Sweet Lullaby
Rainbow Days
A surfeit of the feminine suffuses Deborah Paauwe's world, in which an exploration/illumination of female sexuality and desire is intensified through a layering of feminine signifiers - hand-worked lace and embroidery, a high-heeled shoe, a lush cascade of hair. Emerging from the diaphanous veiling, the obfuscation of Double Dutch (2002), the images of Rainbow Days spill forth in an array of saturated colour.
Much is and remains ambiguous in Paauwe's oeuvre, yet with the Sapphic intimations of Tuesday's Child (2001) and Double Dutch a fuller, though not necessarily linear narrative is beginning to develop. A continuing strain of compliant passivity and presentation can be traced from the pivotal Bedtime Story (1998), to Silent Sleeping Beauty of the Sugar Nights (2000) series and Sweet Lullaby from the current body of work. The glacial whiteness of the silk and lace confirmation gown - cloyingly sweet against its candy pink background - bestows on the image not only a quality of the ceremonial, but also a potent sense of anticipation. Verging at times on the sepulchral, this solitary inertia is counterpointed by palpable signs of activity and increasingly bold interactivity. Thus the early scene of a girlishly innocent figure adjusting the hair ribbon of her friend, has made way for the intertwining naked limbs of Double Dutch and Lime Dream's more subtle overture of two caressing hands, a straying fragment of green tulle onto a bare leg
Peeling an orange, presenting an attitude of invocation, clasping a lollipop; in Paauwe's vignettes of faceless, cropped bodies, hands have from the outset assumed a studied prominence, reflective of the fluctuating moods. In Milk and Kisses they are self-consciously and theatrically arranged, with a taut dancer's awareness of body tone that extends to the fingertips.
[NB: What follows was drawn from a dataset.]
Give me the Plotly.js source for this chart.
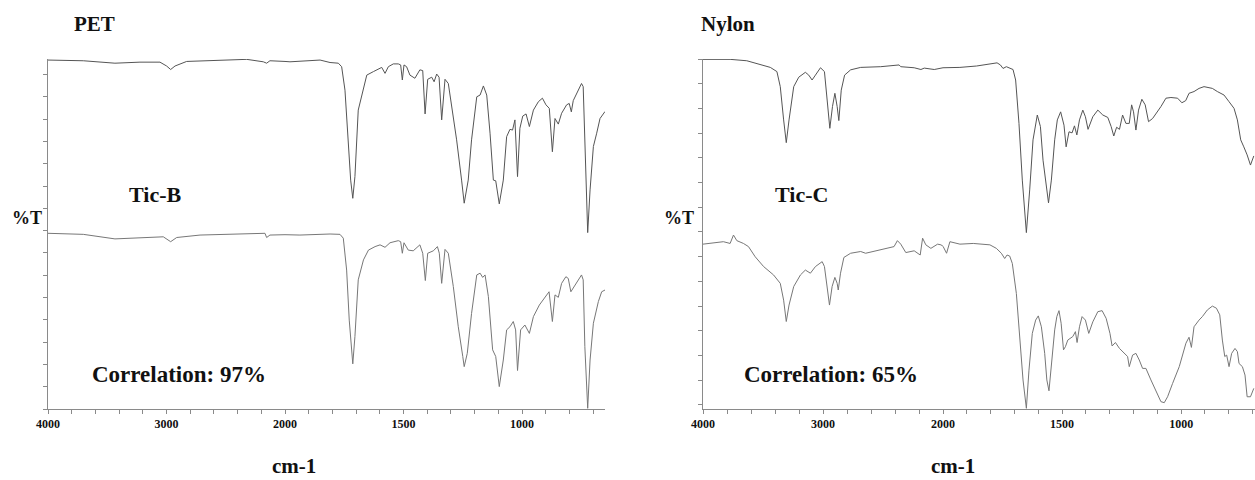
<!DOCTYPE html>
<html><head><meta charset="utf-8">
<script src="https://cdn.plot.ly/plotly-3.0.1.min.js"></script>
<style>html,body{margin:0;padding:0;background:#fff}#chart{width:1255px;height:480px}</style>
</head><body><div id="chart"></div>
<script>
// ---------- data (wavenumber cm-1, relative %T) ----------
const petWavenumber = [4000,3702,3435,3224,3055,2999,2965,2928,2830,2577,2323,2183,2155,2127,2000,1979,1852,1810,1775,1761,1747,1733,1723,1714,1705,1691,1669,1655,1627,1606,1592,1578,1564,1543,1522,1512,1505,1498,1487,1473,1452,1431,1419,1409,1398,1381,1371,1360,1350,1339,1325,1311,1297,1276,1255,1244,1227,1213,1191,1177,1163,1149,1135,1121,1111,1096,1079,1065,1051,1040,1030,1019,1009,997,983,969,952,931,914,899,885,872,861,847,833,812,801,792,784,763,749,742,735,723,713,699,685,671,650];
const petTransmittance = [99.7,99.5,98.8,99.1,99.1,98.0,97.0,98.0,99.3,99.5,99.9,99.2,98.8,99.5,99.3,99.2,99.7,99.0,98.8,97.8,91.1,76.9,65.4,60.2,66.4,85.4,92.1,95.4,96.4,97.0,97.6,95.9,97.8,98.6,98.6,98.3,94.0,98.3,97.8,95.4,94.5,96.9,96.7,84.3,94.2,94.8,93.5,95.7,94.8,82.6,94.2,93.0,86.4,76.9,65.4,58.8,65.4,76.9,89.2,89.7,92.3,89.7,78.8,65.4,65.2,58.6,65.4,77.8,79.9,79.7,82.6,66.4,80.2,83.7,84.3,80.7,85.4,87.8,88.8,86.9,85.9,73.5,83.0,81.4,84.5,86.9,87.3,84.9,88.1,91.1,93.0,92.1,76.9,50.4,62.6,75.0,78.8,83.0,85.0];

const ticBWavenumber = [4000,3702,3435,3224,3027,2965,2914,2717,2436,2169,2155,2127,2000,1937,1810,1768,1754,1740,1729,1714,1705,1691,1669,1648,1620,1599,1578,1557,1522,1512,1505,1498,1480,1459,1431,1419,1408,1398,1374,1357,1349,1339,1325,1311,1290,1269,1250,1244,1231,1213,1191,1177,1166,1156,1142,1124,1111,1096,1079,1065,1051,1037,1027,1019,1006,988,969,952,927,903,886,872,861,847,833,815,805,794,777,749,742,735,723,713,699,678,664,650];
const ticBTransmittance = [50.2,49.9,48.6,49.0,49.2,47.8,49.0,49.7,49.9,50.2,49.0,49.7,49.8,49.7,50.0,49.9,48.8,39.7,25.4,12.9,20.7,36.9,42.6,45.4,46.4,46.9,46.2,47.5,48.1,47.8,44.5,47.5,45.4,45.2,46.9,44.5,36.7,44.5,45.2,46.4,44.5,35.9,45.6,44.5,35.0,23.5,15.0,12.1,15.9,27.3,38.3,38.8,37.6,38.3,32.1,16.9,15.0,6.4,14.0,22.6,23.5,25.0,22.6,11.0,22.6,24.0,21.6,26.4,29.7,32.1,33.5,25.0,32.6,31.9,35.9,37.8,37.3,33.5,35.4,38.3,36.9,17.8,0.2,14.0,24.5,30.7,33.5,34.0];

const nylonWavenumber = [4000,3774,3635,3523,3439,3384,3356,3328,3306,3283,3244,3202,3147,3119,3091,3063,3021,2988,2965,2943,2921,2901,2882,2868,2848,2820,2770,2686,2519,2366,2352,2240,2184,2156,2073,2000,1929,1859,1796,1773,1759,1748,1734,1720,1706,1695,1681,1667,1650,1636,1622,1604,1591,1580,1569,1557,1545,1531,1520,1506,1492,1483,1471,1458,1448,1438,1427,1413,1402,1391,1371,1350,1329,1308,1294,1283,1271,1259,1246,1232,1218,1208,1200,1190,1179,1165,1151,1137,1120,1099,1085,1064,1043,1015,997,981,967,946,925,904,869,848,820,799,778,764,750,737,723,709,695];
const nylonTransmittance = [99.9,99.9,99.5,98.3,97.6,96.4,92.1,82.6,76.1,82.6,92.1,94.8,96.2,95.4,94.0,95.4,97.5,96.4,88.3,80.2,86.4,90.2,86.4,82.4,91.1,95.4,96.9,97.6,97.8,98.3,97.8,97.5,97.0,97.4,97.0,97.5,97.6,98.0,98.6,98.9,98.3,97.3,97.8,97.3,97.0,94.0,81.6,65.4,50.4,62.6,76.9,84.0,80.7,71.1,65.4,58.9,65.4,76.9,82.6,84.9,81.1,74.9,79.2,78.9,80.9,78.3,82.6,85.4,83.5,79.9,83.5,85.4,84.0,83.3,80.7,78.0,80.5,79.9,84.0,81.6,81.6,86.9,84.9,79.7,85.4,88.5,86.9,82.1,83.0,84.9,86.4,88.8,89.0,88.8,87.5,88.1,90.2,90.7,91.6,92.1,91.6,90.7,89.7,87.8,85.9,82.6,76.9,74.9,72.6,69.7,72.3];

const ticCWavenumber = [4000,3914,3830,3774,3746,3718,3663,3621,3565,3495,3412,3356,3328,3306,3283,3244,3188,3147,3105,3063,3007,2988,2965,2946,2924,2901,2882,2873,2854,2826,2770,2686,2645,2519,2408,2380,2352,2310,2240,2190,2170,2143,2101,2045,2017,2000,1985,1971,1929,1873,1831,1803,1776,1755,1741,1731,1720,1709,1692,1678,1664,1650,1639,1625,1611,1600,1587,1573,1564,1555,1545,1531,1522,1513,1504,1494,1486,1476,1455,1444,1437,1427,1416,1402,1388,1371,1350,1332,1315,1299,1290,1276,1259,1239,1225,1218,1204,1190,1176,1162,1148,1127,1106,1085,1071,1057,1036,1008,980,967,957,946,925,911,890,869,852,838,827,817,809,799,788,774,764,757,743,732,723,709,695];
const ticCTransmittance = [47.1,47.5,47.8,47.3,49.7,48.1,47.3,46.4,43.5,40.7,38.3,35.9,31.1,25.0,29.7,35.0,38.3,39.7,38.8,40.7,42.1,40.7,35.0,29.7,35.0,37.6,35.9,34.0,38.8,43.3,44.5,45.0,44.5,45.6,46.4,48.1,47.1,44.7,45.2,44.0,48.8,46.9,45.9,47.1,46.9,46.5,44.5,47.8,47.1,47.3,47.1,46.9,45.9,44.5,43.0,44.0,43.7,41.6,33.0,20.7,8.3,0.2,11.1,21.6,25.4,26.6,23.5,15.9,8.3,5.2,12.1,22.6,26.4,28.1,24.5,16.9,17.8,19.7,20.7,22.1,19.0,23.5,26.4,25.4,21.6,24.9,27.8,28.1,25.9,21.6,18.0,19.0,17.3,15.9,15.0,12.1,15.4,15.9,14.0,11.6,11.6,8.3,5.0,2.1,1.8,3.5,7.3,12.1,18.8,20.5,17.6,23.5,25.4,26.4,28.3,29.4,28.8,26.9,19.7,15.0,15.4,12.1,15.9,17.3,16.4,13.0,12.1,9.7,3.5,3.5,5.9];

const xTickLabels = ['4000','3000','2000','1500','1000'];
const panelTitles = ['PET','Nylon'];
const sampleNames = ['Tic-B','Tic-C'];
const correlations = ['Correlation: 97%','Correlation: 65%'];
const yAxisTitle = '%T';
const xAxisTitle = 'cm-1';

// ---------- helpers ----------
const W = 1255, H = 480;
const px = v => v / W, py = v => (H - v) / H;
function split(ws, ts, hi) {
  const x = [], y = [];
  ws.forEach((w, i) => { if (hi ? w >= 2000 : w <= 2000) { x.push(w); y.push(ts[i]); } });
  return {x, y};
}
function traces(ws, ts, color, xa, xb, ya) {
  const a = split(ws, ts, true), b = split(ws, ts, false);
  return [
    {x: a.x, y: a.y, xaxis: xa, yaxis: ya, mode: 'lines', line: {color, width: 1}, hoverinfo: 'skip'},
    {x: b.x, y: b.y, xaxis: xb, yaxis: ya, mode: 'lines', line: {color, width: 1}, hoverinfo: 'skip'}
  ];
}
function ticks(from, to, step) {
  const vals = [], text = [];
  for (let w = from; w >= to; w -= step) { vals.push(w); text.push(xTickLabels.includes(String(w)) ? String(w) : ''); }
  return {vals, text};
}
const tHi = ticks(4000, 2000, 200), tLo = ticks(1900, 700, 100);
const axisGray = '#8a8a8a';
const tickFont = {family: 'Liberation Serif, Times New Roman, serif', size: 12, color: '#111', weight: 'bold'};
function xa(domain, range, anchor, t) {
  return {domain, range, anchor, showgrid: false, zeroline: false, showline: true, linecolor: axisGray, linewidth: 1,
    ticks: 'outside', ticklen: 4, tickcolor: axisGray, tickmode: 'array', tickvals: t.vals, ticktext: t.text,
    tickfont: tickFont, fixedrange: true};
}
function ya(anchor, tick0, dtick) {
  return {domain: [1 - 409 / H, 1 - 59 / H], range: [0, 100], anchor, showgrid: false, zeroline: false,
    showline: true, linecolor: axisGray, linewidth: 1, ticks: 'outside', ticklen: 4, tickcolor: axisGray,
    tick0, dtick, showticklabels: false, fixedrange: true};
}

const data = [
  ...traces(petWavenumber, petTransmittance, '#555', 'x', 'x2', 'y'),
  ...traces(ticBWavenumber, ticBTransmittance, '#777', 'x', 'x2', 'y'),
  ...traces(nylonWavenumber, nylonTransmittance, '#555', 'x3', 'x4', 'y2'),
  ...traces(ticCWavenumber, ticCTransmittance, '#777', 'x3', 'x4', 'y2')
];

const serif = 'Liberation Serif, Times New Roman, serif';
function ann(text, x, y, size, anchor) {
  return {text: '<b>' + text + '</b>', x: px(x), y: py(y), xref: 'paper', yref: 'paper', xanchor: anchor || 'left',
    yanchor: 'middle', showarrow: false, font: {family: serif, size, color: '#111'}};
}

const layout = {
  width: W, height: H, margin: {l: 0, r: 0, t: 0, b: 0}, paper_bgcolor: '#fff', plot_bgcolor: '#fff', showlegend: false,
  xaxis: xa([px(48), px(285)], [4000, 2000], 'y', tHi),
  xaxis2: xa([px(285), px(605)], [2000, 650], 'y', tLo),
  xaxis3: xa([px(703), px(943)], [4000, 2000], 'y2', tHi),
  xaxis4: xa([px(943), 1], [2000, 690], 'y2', tLo),
  yaxis: ya('x', 0, 6.37),
  yaxis2: ya('x3', 100, 7.06),
  annotations: [
    ann(panelTitles[0], 72, 24, 21), ann(panelTitles[1], 699, 24, 21),
    ann(sampleNames[0], 127, 194, 22), ann(sampleNames[1], 773, 194, 22),
    ann(yAxisTitle, 10, 218, 18), ann(yAxisTitle, 662, 218, 18),
    ann(correlations[0], 90, 374, 23), ann(correlations[1], 742, 374, 23),
    ann(xAxisTitle, 294, 466, 21, 'center'), ann(xAxisTitle, 953, 466, 21, 'center')
  ]
};
Plotly.newPlot('chart', data, layout, {staticPlot: true, displayModeBar: false});
</script></body></html>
Five Star revisits a previous, polished Lolita-like landscape, but it is an altogether more dishevelled representation. The hair hangs in vaguely threatening, tousled strands around a bare torso, the wand aggressively dominating the foreground of the frame with an uncharacteristic and almost jarring harshness - absent for example in the more demure delicacy of Porcelain (2002). In the curious world of competitive ballroom dancing, one can observe the mimetic skill with which children - performing the sensual movements of the rumba for example - are able to outwardly approximate adult emotions and sexual expression. Like Pink Fire, Milk and Kisses - in which the female subject is pictured in an over-large flock nylon dress - gives literal expression to this experimentation with an adult persona. Such role playing can be viewed as innocently playful, but also has its inherent dangers and it is this complex period of transition between girlhood and adulthood, with its concomitant and contrary associations of good child/bad child, which preoccupies Paauwe.
The occasional, albeit anonymous appearance in her own photographs lends weight to the assumption that childhood memories/experiences and their reconstruction, underpin Paauwe's narrative. Is there also a sense of yearning implicit in these images, a reimagining, a revisualisation of the past? Double Crush with its visual jolt of columns of black hair against preposterously white skin, reiterates the mother and child leitmotif of Playground from the Double Dutch series. Invariably attired in a vintage frock, the figure of the mother is an enduringly significant, hovering presence. Is it possible that Paauwe is simultaneously constructing an enhanced, a more glamorous history for the mother figure - a woman who wears long satin gloves, beautiful dresses, goes out dancing?
As Paauwe teases and provokes, reveals and withholds and above all thwarts, without even momentarily relinquishing control, an element of mystery continues to prevail. Gazing at this rainbow of images we see not the reflection and refraction of the rays of the sun, but rather a reflection of ourselves. It is this confrontation that exists as Paauwe's ultimate challenge.